US aircraft carrier arrives in South Korea amid tensions with North Korea | Military News

US aircraft carrier arrives in South Korea amid tensions with North Korea | Military News

USS Theodore Roosevelt to participate in joint military exercises between the United States, South Korea and Japan.

A nuclear-powered United States aircraft carrier has arrived in South Korea for three-nation exercises aimed at stepping up military training, days after North Korea and Russia signed a mutual defence pact.

“The US Navy’s aircraft carrier Theodore Roosevelt … arrived at the Busan Naval Base on the morning of June 22,” the South Korean Navy said in a statement.

“[The aircraft carrier’s arrival] demonstrates the strong combined defence posture of the South Korea-US alliance and their firm resolve to respond to the escalating threats from North Korea,” it said on Saturday.

The carrier is expected to participate in joint exercises with South Korea and Japan this month. Pyongyang has always decried similar combined drills as rehearsals for an invasion.

The leaders of the three nations had agreed at a summit in August 2023 to hold annual military training drills. Earlier this month, their defence chiefs announced new exercises aimed at sharpening their combined response in various areas including air, sea and cyberspace.

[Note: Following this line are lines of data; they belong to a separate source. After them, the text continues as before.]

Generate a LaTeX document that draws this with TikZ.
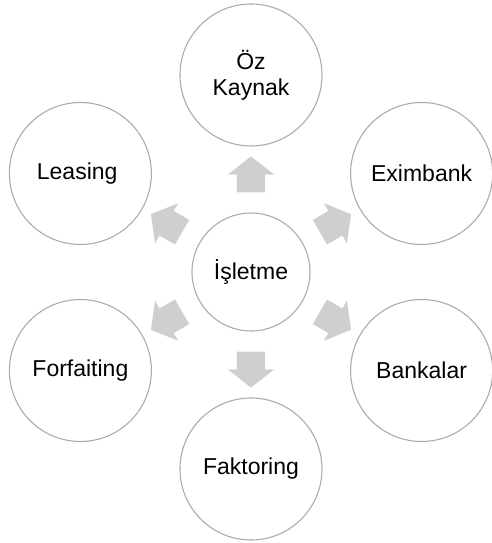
\documentclass[tikz,border=0pt]{standalone}
\usepackage{fontspec}
\setmainfont{Liberation Sans}
\usetikzlibrary{shapes.arrows,calc}

\begin{document}
\begin{tikzpicture}[x=1pt,y=1pt,
  ring/.style={circle,draw=gray!65,line width=1.1pt,fill=white,align=center,
    inner sep=0pt,font=\fontsize{23}{26}\selectfont},
  blockarrow/.style={single arrow,draw=none,fill=gray!38,
    inner xsep=0pt,inner ysep=14pt,minimum height=36pt,
    single arrow head extend=9pt,single arrow tip angle=104}]
\useasboundingbox (0,0) rectangle (492,543);

% Central circle
\node[ring,minimum size=118pt] (center) at (251,271) {İşletme};

% Outer circles and block arrows
\foreach \ang/\name/\txt in {
  90/ozkaynak/{Öz\\Kaynak},
  30/eximbank/Eximbank,
  -30/bankalar/Bankalar,
  -90/faktoring/Faktoring,
  210/forfaiting/Forfaiting,
  150/leasing/Leasing
} {
  \node[ring,minimum size=142pt] (\name) at ($(center)+(\ang:197)$) {\txt};
  \node[blockarrow,rotate=\ang] (arrow-\name) at ($(center)+(\ang:92)$) {};
}
\end{tikzpicture}
\end{document}
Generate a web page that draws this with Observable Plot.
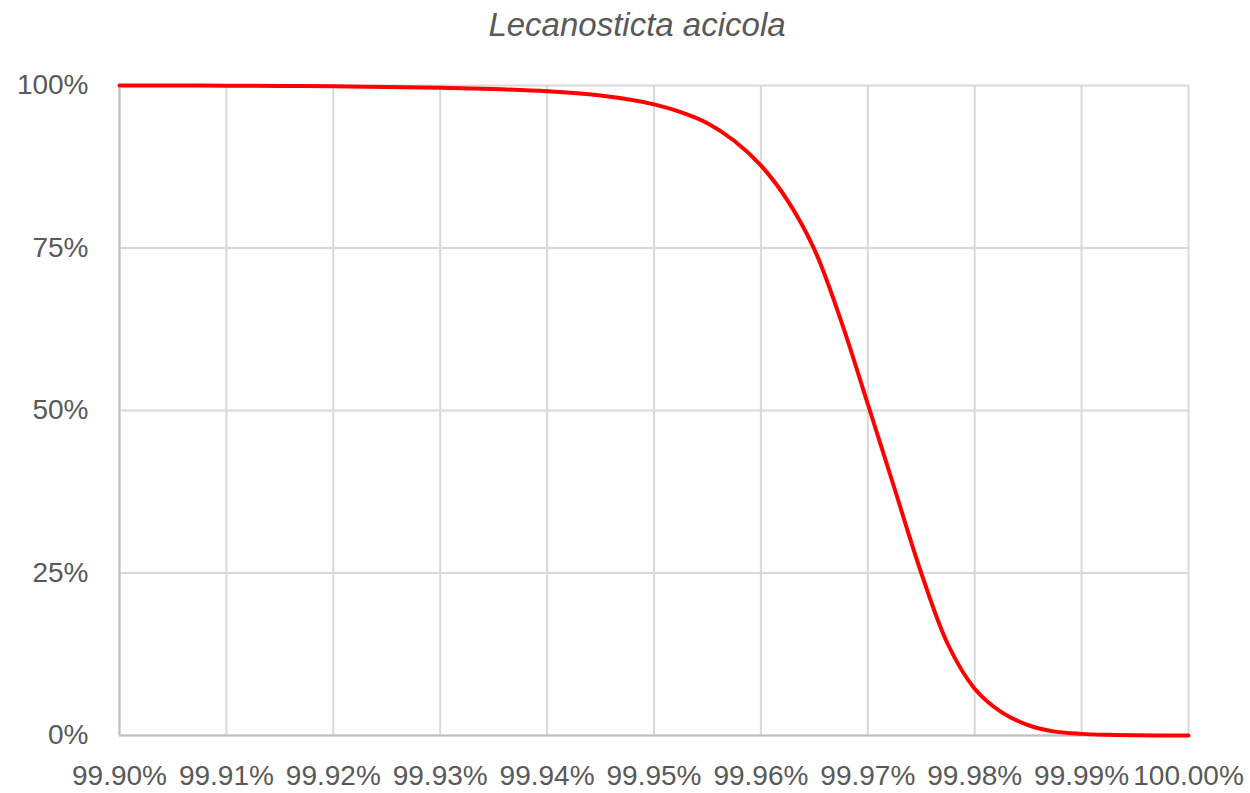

The arrival of the USS Theodore Roosevelt strike group comes a day after South Korea summoned the Russian ambassador to protest against deal reached between Russian President Vladimir Putin and North Korean leader Kim Jong Un this week. The pact pledges mutual defence assistance in the event of war.

Putin visited North Korea for the first time in 24 years.

South Korea says the agreement between the two isolated nations poses a threat to its security and warned that it could consider sending arms to Ukraine to help fight off the Russian invasion as a response.

North Korean soldiers have also recently been engaged in activities such as laying more landmines, reinforcing tactical roads and adding what seemed to be antitank barriers near the border, according to the South Korean military.

The two Koreas have been locked in a tit-for-tat “balloon war”, with an activist in the South confirming on Friday that he had floated more balloons carrying propaganda north.

Pyongyang has already sent more than a thousand balloons carrying rubbish southwards, and Kim’s powerful sister Kim Yo Jong warned on Friday that the North is likely to retaliate.